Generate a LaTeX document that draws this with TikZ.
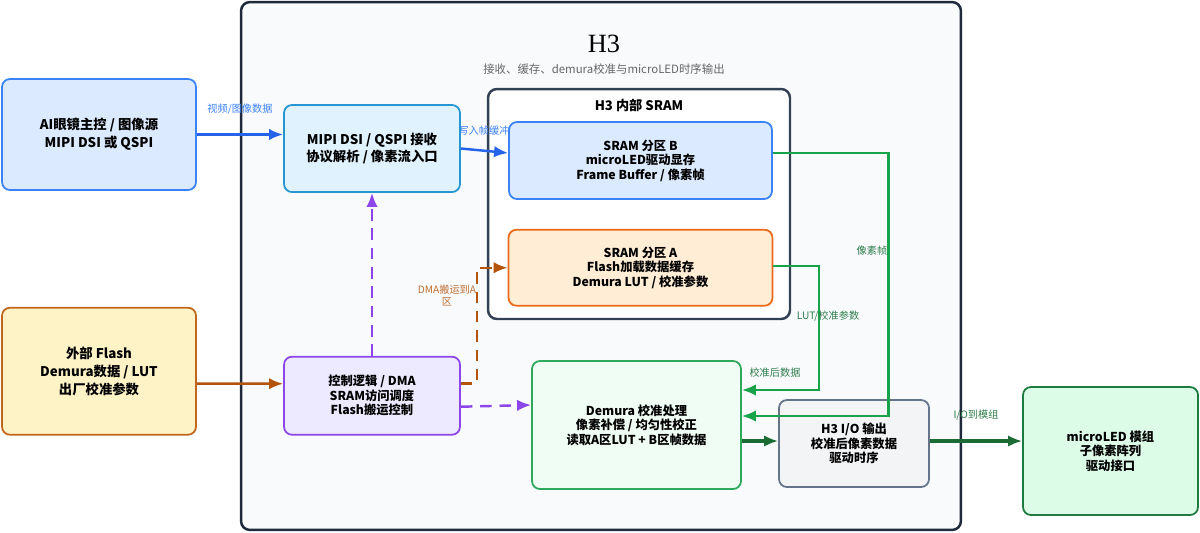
\documentclass[tikz,border=0pt]{standalone}
\usepackage{fontspec}
\setmainfont{Noto Sans CJK SC}
\newfontfamily\titlefont{Liberation Serif}
\usepackage{xcolor}
\usepackage{tikz}
\usetikzlibrary{shapes, positioning, calc, arrows.meta}

\definecolor{chipbg}{HTML}{F8FAFC}
\definecolor{chipline}{HTML}{1E293B}
\definecolor{sramline}{HTML}{334155}
\definecolor{bluefill}{HTML}{DBEAFE}
\definecolor{blueline}{HTML}{3B82F6}
\definecolor{skyfill}{HTML}{E0F2FE}
\definecolor{skyline}{HTML}{2596D1}
\definecolor{orangefill}{HTML}{FFEDD5}
\definecolor{orangeline}{HTML}{EA6A1A}
\definecolor{flashfill}{HTML}{FEF3C7}
\definecolor{flashline}{HTML}{C2661C}
\definecolor{violetfill}{HTML}{EDE9FE}
\definecolor{violetline}{HTML}{8B45E8}
\definecolor{mintfill}{HTML}{F0FDF4}
\definecolor{mintline}{HTML}{2EA85A}
\definecolor{grayfill}{HTML}{F3F4F6}
\definecolor{grayline}{HTML}{64748B}
\definecolor{ledfill}{HTML}{DCFCE7}
\definecolor{ledline}{HTML}{1F7A3F}
\definecolor{arrowblue}{HTML}{2563EB}
\definecolor{arrowbrown}{HTML}{B4540B}
\definecolor{arrowgreen}{HTML}{16A34A}
\definecolor{arrowdark}{HTML}{1A6B34}
\definecolor{labelgreen}{HTML}{2F7D4A}

\begin{document}
\begin{tikzpicture}[
    x = 0.02cm, y = -0.02cm,
    > = {Latex[length = 8pt, width = 6.5pt]},
    block/.style = {
      rectangle, rounded corners = 4.5pt, draw, line width = 1pt,
      align = center, inner sep = 2pt,
      font = \bfseries\fontsize{7}{8.3}\selectfont
    },
    bigblock/.style = {
      block, font = \bfseries\fontsize{7.6}{10.2}\selectfont
    },
    frame/.style = {
      rectangle, rounded corners = 5pt, draw, line width = 1.4pt
    },
    path/.style = {
      arrows = ->, line width = 1.4pt
    },
    dashpath/.style = {
      path, dash pattern = on 6.5pt off 4.5pt
    },
    lbl/.style = {
      inner sep = 1pt, align = center, font = \fontsize{5.8}{6.8}\selectfont
    },
    ]
    \useasboundingbox (0,0) rectangle (1200,532);

    % draw H3 chip and SRAM frames
    \node  [frame, draw = chipline, fill = chipbg, minimum width = 14.4cm, minimum height = 10.56cm]  (h3chip)  at  (601,266)  {};
    \node  [font = \titlefont\fontsize{15}{18}\selectfont]  (h3title)  at  (604,44)  {H3};
    \node  [font = \fontsize{6.5}{8}\selectfont, text = black!60]  (h3sub)  at  (604,69)  {接收、缓存、demura校准与microLED时序输出};
    \node  [frame, draw = sramline, fill = white, minimum width = 6.04cm, minimum height = 4.6cm]  (sram)  at  (639,204)  {};
    \node  [font = \bfseries\fontsize{7.5}{9}\selectfont]  (sramtitle)  at  (639,105)  {H3 内部 SRAM};

    % draw blocks
    \node  [bigblock, draw = blueline, fill = bluefill, minimum width = 3.88cm, minimum height = 2.22cm]  (ai)  at  (99,134.5)  {AI眼镜主控 / 图像源\\MIPI DSI 或 QSPI};
    \node  [bigblock, draw = flashline, fill = flashfill, minimum width = 3.88cm, minimum height = 2.54cm]  (flash)  [below = 2.32cm of ai]  {外部 Flash\\Demura数据 / LUT\\出厂校准参数};
    \node  [bigblock, draw = skyline, fill = skyfill, minimum width = 3.52cm, minimum height = 1.74cm]  (mipi)  at  (372,148.5)  {MIPI DSI / QSPI 接收\\协议解析 / 像素流入口};
    \node  [block, draw = violetline, fill = violetfill, minimum width = 3.52cm, minimum height = 1.56cm]  (ctrl)  [below = 3.26cm of mipi]  {控制逻辑 / DMA\\SRAM访问调度\\Flash搬运控制};
    \node  [block, draw = blueline, fill = bluefill, minimum width = 5.26cm, minimum height = 1.54cm]  (sramb)  at  (640.5,160.5)  {SRAM 分区 B\\microLED驱动显存\\Frame Buffer / 像素帧};
    \node  [block, draw = orangeline, fill = orangefill, minimum width = 5.28cm, minimum height = 1.52cm]  (srama)  [below = 0.58cm of sramb]  {SRAM 分区 A\\Flash加载数据缓存\\Demura LUT / 校准参数};
    \node  [block, draw = mintline, fill = mintfill, minimum width = 4.18cm, minimum height = 2.56cm]  (demura)  at  (636.5,425)  {Demura 校准处理\\像素补偿 / 均匀性校正\\读取A区LUT + B区帧数据};
    \node  [block, draw = grayline, fill = grayfill, minimum width = 3cm, minimum height = 1.74cm]  (h3io)  at  (854,443.5)  {H3 I/O 输出\\校准后像素数据\\驱动时序};
    \node  [block, draw = ledline, fill = ledfill, minimum width = 3.5cm, minimum height = 2.56cm]  (led)  at  (1110.5,451)  {microLED 模组\\子像素阵列\\驱动接口};

    % draw paths
    \draw  [path, arrowblue]  (ai.east)  -- node  [lbl, above = 10pt, text = blueline]  {视频/图像数据}  (ai.east -| mipi.west);
    \draw  [path, arrowblue]  (mipi.east)  -- ($(sramb.west)+(0,-7.5)$);
    \node  [lbl, text = blueline]  (writelbl)  at  (484,131)  {写入帧缓冲};
    \draw  [path, arrowbrown]  ($(flash.east)+(0,12.5)$)  -- ($(ctrl.west)+(0,-12)$);
    \draw  [dashpath, arrowbrown]  ($(ctrl.east)+(0,-12)$)  -- ++(16,0)  |- (srama.west);
    \node  [lbl, text = arrowbrown!85]  (dmalbl)  at  (447,295)  {DMA搬运到A\\区};
    \draw  [dashpath, violetline]  (ctrl.north)  -- (mipi.south);
    \draw  [dashpath, violetline]  ($(ctrl.east)+(0,11)$)  -- ($(demura.west)+(0,-20)$);
    \draw  [path, arrowgreen]  ($(srama.east)+(0,-2)$)  -- ++(45.5,0)  |- ($(demura.east)+(0,-35)$);
    \node  [lbl, text = labelgreen]  (lutlbl)  at  (828,316)  {LUT/校准参数};
    \node  [lbl, text = labelgreen]  (calilbl)  at  (775,373)  {校准后数据};
    \draw  [path, arrowgreen]  ($(sramb.east)+(0,-7.5)$)  -- ++(115.5,0)  |- ($(demura.east)+(0,-9)$);
    \node  [lbl, text = labelgreen]  (pixlbl)  at  (872,251)  {像素帧};
    \draw  [path, arrowdark, line width = 1.8pt]  ($(demura.east)+(0,16)$)  -- ($(h3io.west)+(0,-2.5)$);
    \draw  [path, arrowdark, line width = 1.8pt]  ($(h3io.east)+(0,-2.5)$)  -- node  [lbl, above = 10pt, text = labelgreen]  {I/O到模组}  ($(led.west)+(0,-10)$);
\end{tikzpicture}
\end{document}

□ □ □ □

DIRECTIONS: Omit the pictures and reproduce the listing exactly.

THE REPLY:
Generate a LaTeX document that draws this with TikZ.
\documentclass[tikz,border=0pt]{standalone}
\usepackage{fontspec}
\setmainfont{Noto Sans CJK SC}
\newfontfamily\titlefont{Liberation Serif}
\usepackage{xcolor}
\usepackage{tikz}
\usetikzlibrary{shapes, positioning, calc, arrows.meta}

\definecolor{chipbg}{HTML}{F8FAFC}
\definecolor{chipline}{HTML}{1E293B}
\definecolor{sramline}{HTML}{334155}
\definecolor{bluefill}{HTML}{DBEAFE}
\definecolor{blueline}{HTML}{3B82F6}
\definecolor{skyfill}{HTML}{E0F2FE}
\definecolor{skyline}{HTML}{2596D1}
\definecolor{orangefill}{HTML}{FFEDD5}
\definecolor{orangeline}{HTML}{EA6A1A}
\definecolor{flashfill}{HTML}{FEF3C7}
\definecolor{flashline}{HTML}{C2661C}
\definecolor{violetfill}{HTML}{EDE9FE}
\definecolor{violetline}{HTML}{8B45E8}
\definecolor{mintfill}{HTML}{F0FDF4}
\definecolor{mintline}{HTML}{2EA85A}
\definecolor{grayfill}{HTML}{F3F4F6}
\definecolor{grayline}{HTML}{64748B}
\definecolor{ledfill}{HTML}{DCFCE7}
\definecolor{ledline}{HTML}{1F7A3F}
\definecolor{arrowblue}{HTML}{2563EB}
\definecolor{arrowbrown}{HTML}{B4540B}
\definecolor{arrowgreen}{HTML}{16A34A}
\definecolor{arrowdark}{HTML}{1A6B34}
\definecolor{labelgreen}{HTML}{2F7D4A}

\begin{document}
\begin{tikzpicture}[
    x = 0.02cm, y = -0.02cm,
    > = {Latex[length = 8pt, width = 6.5pt]},
    block/.style = {
      rectangle, rounded corners = 4.5pt, draw, line width = 1pt,
      align = center, inner sep = 2pt,
      font = \bfseries\fontsize{7}{8.3}\selectfont
    },
    bigblock/.style = {
      block, font = \bfseries\fontsize{7.6}{10.2}\selectfont
    },
    frame/.style = {
      rectangle, rounded corners = 5pt, draw, line width = 1.4pt
    },
    path/.style = {
      arrows = ->, line width = 1.4pt
    },
    dashpath/.style = {
      path, dash pattern = on 6.5pt off 4.5pt
    },
    lbl/.style = {
      inner sep = 1pt, align = center, font = \fontsize{5.8}{6.8}\selectfont
    },
    ]
    \useasboundingbox (0,0) rectangle (1200,532);

    % draw H3 chip and SRAM frames
    \node  [frame, draw = chipline, fill = chipbg, minimum width = 14.4cm, minimum height = 10.56cm]  (h3chip)  at  (601,266)  {};
    \node  [font = \titlefont\fontsize{15}{18}\selectfont]  (h3title)  at  (604,44)  {H3};
    \node  [font = \fontsize{6.5}{8}\selectfont, text = black!60]  (h3sub)  at  (604,69)  {接收、缓存、demura校准与microLED时序输出};
    \node  [frame, draw = sramline, fill = white, minimum width = 6.04cm, minimum height = 4.6cm]  (sram)  at  (639,204)  {};
    \node  [font = \bfseries\fontsize{7.5}{9}\selectfont]  (sramtitle)  at  (639,105)  {H3 内部 SRAM};

    % draw blocks
    \node  [bigblock, draw = blueline, fill = bluefill, minimum width = 3.88cm, minimum height = 2.22cm]  (ai)  at  (99,134.5)  {AI眼镜主控 / 图像源\\MIPI DSI 或 QSPI};
    \node  [bigblock, draw = flashline, fill = flashfill, minimum width = 3.88cm, minimum height = 2.54cm]  (flash)  [below = 2.32cm of ai]  {外部 Flash\\Demura数据 / LUT\\出厂校准参数};
    \node  [bigblock, draw = skyline, fill = skyfill, minimum width = 3.52cm, minimum height = 1.74cm]  (mipi)  at  (372,148.5)  {MIPI DSI / QSPI 接收\\协议解析 / 像素流入口};
    \node  [block, draw = violetline, fill = violetfill, minimum width = 3.52cm, minimum height = 1.56cm]  (ctrl)  [below = 3.26cm of mipi]  {控制逻辑 / DMA\\SRAM访问调度\\Flash搬运控制};
    \node  [block, draw = blueline, fill = bluefill, minimum width = 5.26cm, minimum height = 1.54cm]  (sramb)  at  (640.5,160.5)  {SRAM 分区 B\\microLED驱动显存\\Frame Buffer / 像素帧};
    \node  [block, draw = orangeline, fill = orangefill, minimum width = 5.28cm, minimum height = 1.52cm]  (srama)  [below = 0.58cm of sramb]  {SRAM 分区 A\\Flash加载数据缓存\\Demura LUT / 校准参数};
    \node  [block, draw = mintline, fill = mintfill, minimum width = 4.18cm, minimum height = 2.56cm]  (demura)  at  (636.5,425)  {Demura 校准处理\\像素补偿 / 均匀性校正\\读取A区LUT + B区帧数据};
    \node  [block, draw = grayline, fill = grayfill, minimum width = 3cm, minimum height = 1.74cm]  (h3io)  at  (854,443.5)  {H3 I/O 输出\\校准后像素数据\\驱动时序};
    \node  [block, draw = ledline, fill = ledfill, minimum width = 3.5cm, minimum height = 2.56cm]  (led)  at  (1110.5,451)  {microLED 模组\\子像素阵列\\驱动接口};

    % draw paths
    \draw  [path, arrowblue]  (ai.east)  -- node  [lbl, above = 10pt, text = blueline]  {视频/图像数据}  (ai.east -| mipi.west);
    \draw  [path, arrowblue]  (mipi.east)  -- ($(sramb.west)+(0,-7.5)$);
    \node  [lbl, text = blueline]  (writelbl)  at  (484,131)  {写入帧缓冲};
    \draw  [path, arrowbrown]  ($(flash.east)+(0,12.5)$)  -- ($(ctrl.west)+(0,-12)$);
    \draw  [dashpath, arrowbrown]  ($(ctrl.east)+(0,-12)$)  -- ++(16,0)  |- (srama.west);
    \node  [lbl, text = arrowbrown!85]  (dmalbl)  at  (447,295)  {DMA搬运到A\\区};
    \draw  [dashpath, violetline]  (ctrl.north)  -- (mipi.south);
    \draw  [dashpath, violetline]  ($(ctrl.east)+(0,11)$)  -- ($(demura.west)+(0,-20)$);
    \draw  [path, arrowgreen]  ($(srama.east)+(0,-2)$)  -- ++(45.5,0)  |- ($(demura.east)+(0,-35)$);
    \node  [lbl, text = labelgreen]  (lutlbl)  at  (828,316)  {LUT/校准参数};
    \node  [lbl, text = labelgreen]  (calilbl)  at  (775,373)  {校准后数据};
    \draw  [path, arrowgreen]  ($(sramb.east)+(0,-7.5)$)  -- ++(115.5,0)  |- ($(demura.east)+(0,-9)$);
    \node  [lbl, text = labelgreen]  (pixlbl)  at  (872,251)  {像素帧};
    \draw  [path, arrowdark, line width = 1.8pt]  ($(demura.east)+(0,16)$)  -- ($(h3io.west)+(0,-2.5)$);
    \draw  [path, arrowdark, line width = 1.8pt]  ($(h3io.east)+(0,-2.5)$)  -- node  [lbl, above = 10pt, text = labelgreen]  {I/O到模组}  ($(led.west)+(0,-10)$);
\end{tikzpicture}
\end{document}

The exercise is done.